* [Exercise]:
Extract every line from the records below that contains the word "document".

#### Extracted records

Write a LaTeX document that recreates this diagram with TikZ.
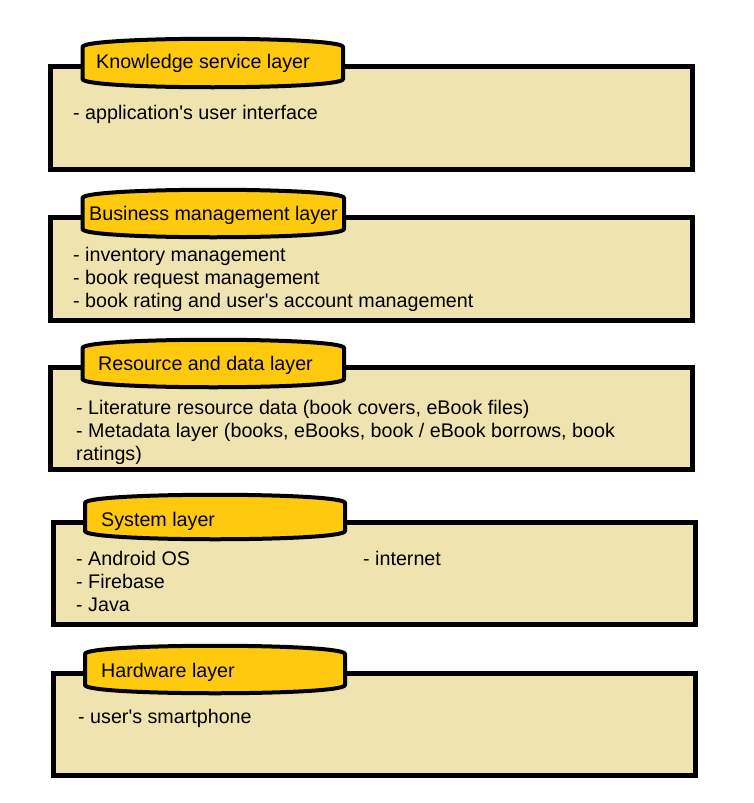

########
#### Extracted records

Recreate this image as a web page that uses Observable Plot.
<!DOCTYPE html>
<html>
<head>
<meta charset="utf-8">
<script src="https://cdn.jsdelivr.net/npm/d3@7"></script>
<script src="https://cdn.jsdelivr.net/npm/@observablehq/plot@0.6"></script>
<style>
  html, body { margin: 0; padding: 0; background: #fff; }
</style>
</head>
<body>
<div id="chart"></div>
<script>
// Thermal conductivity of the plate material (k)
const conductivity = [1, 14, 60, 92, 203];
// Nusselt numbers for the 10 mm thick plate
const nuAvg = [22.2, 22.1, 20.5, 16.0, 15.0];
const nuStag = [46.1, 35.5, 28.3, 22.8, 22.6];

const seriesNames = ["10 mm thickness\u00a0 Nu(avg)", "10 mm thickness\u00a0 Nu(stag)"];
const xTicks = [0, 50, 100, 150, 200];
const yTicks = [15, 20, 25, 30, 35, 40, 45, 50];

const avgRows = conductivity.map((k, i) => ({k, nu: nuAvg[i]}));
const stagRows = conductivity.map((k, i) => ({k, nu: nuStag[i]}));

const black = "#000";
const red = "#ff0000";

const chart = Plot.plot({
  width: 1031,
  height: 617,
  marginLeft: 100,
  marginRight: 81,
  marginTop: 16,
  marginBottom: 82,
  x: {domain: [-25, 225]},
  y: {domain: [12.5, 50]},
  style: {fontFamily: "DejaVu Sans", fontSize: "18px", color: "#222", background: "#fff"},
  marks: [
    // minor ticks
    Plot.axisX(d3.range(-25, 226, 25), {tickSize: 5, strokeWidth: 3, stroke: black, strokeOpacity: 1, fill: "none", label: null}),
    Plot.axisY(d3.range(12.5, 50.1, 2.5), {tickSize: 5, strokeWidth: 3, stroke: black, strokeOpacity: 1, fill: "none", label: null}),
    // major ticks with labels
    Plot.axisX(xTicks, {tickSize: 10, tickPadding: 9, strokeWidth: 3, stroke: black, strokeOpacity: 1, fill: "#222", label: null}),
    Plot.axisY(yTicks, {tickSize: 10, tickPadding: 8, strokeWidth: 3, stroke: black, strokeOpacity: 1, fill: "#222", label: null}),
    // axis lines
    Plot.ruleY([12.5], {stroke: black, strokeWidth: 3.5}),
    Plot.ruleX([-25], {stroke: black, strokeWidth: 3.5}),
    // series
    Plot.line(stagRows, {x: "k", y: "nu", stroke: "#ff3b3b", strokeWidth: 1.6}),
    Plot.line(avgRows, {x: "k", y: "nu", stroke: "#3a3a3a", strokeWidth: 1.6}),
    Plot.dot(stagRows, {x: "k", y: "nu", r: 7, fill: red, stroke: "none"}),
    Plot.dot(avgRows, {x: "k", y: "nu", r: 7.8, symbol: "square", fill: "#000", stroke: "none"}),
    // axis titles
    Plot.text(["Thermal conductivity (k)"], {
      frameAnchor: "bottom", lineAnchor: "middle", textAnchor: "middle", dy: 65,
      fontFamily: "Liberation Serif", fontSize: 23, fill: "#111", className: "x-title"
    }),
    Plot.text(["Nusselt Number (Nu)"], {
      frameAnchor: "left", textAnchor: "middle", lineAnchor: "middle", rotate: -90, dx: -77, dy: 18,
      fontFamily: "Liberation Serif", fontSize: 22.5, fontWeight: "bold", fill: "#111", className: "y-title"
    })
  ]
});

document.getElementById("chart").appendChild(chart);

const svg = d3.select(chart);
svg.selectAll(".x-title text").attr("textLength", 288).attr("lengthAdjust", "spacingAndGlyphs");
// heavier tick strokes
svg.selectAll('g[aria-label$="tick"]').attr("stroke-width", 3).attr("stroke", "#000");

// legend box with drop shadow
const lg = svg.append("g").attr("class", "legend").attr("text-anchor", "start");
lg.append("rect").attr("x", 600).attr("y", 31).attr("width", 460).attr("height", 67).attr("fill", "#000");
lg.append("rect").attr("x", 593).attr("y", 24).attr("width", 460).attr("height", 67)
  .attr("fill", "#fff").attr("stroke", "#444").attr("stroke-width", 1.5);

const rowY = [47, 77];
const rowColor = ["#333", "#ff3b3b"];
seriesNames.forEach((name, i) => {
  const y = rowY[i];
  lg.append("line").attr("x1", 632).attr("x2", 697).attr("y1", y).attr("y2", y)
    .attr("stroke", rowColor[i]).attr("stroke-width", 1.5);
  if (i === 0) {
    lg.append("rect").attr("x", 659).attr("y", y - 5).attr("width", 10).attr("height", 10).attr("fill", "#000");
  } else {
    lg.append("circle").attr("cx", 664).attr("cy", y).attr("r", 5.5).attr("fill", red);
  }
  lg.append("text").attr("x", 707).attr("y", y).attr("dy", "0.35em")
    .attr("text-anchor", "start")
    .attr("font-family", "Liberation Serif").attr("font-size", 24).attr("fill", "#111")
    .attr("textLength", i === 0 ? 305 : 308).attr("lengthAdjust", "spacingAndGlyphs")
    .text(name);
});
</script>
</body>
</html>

########

* [Task response]:
Write a LaTeX document that recreates this diagram with TikZ.
document.getElementById("chart").appendChild(chart);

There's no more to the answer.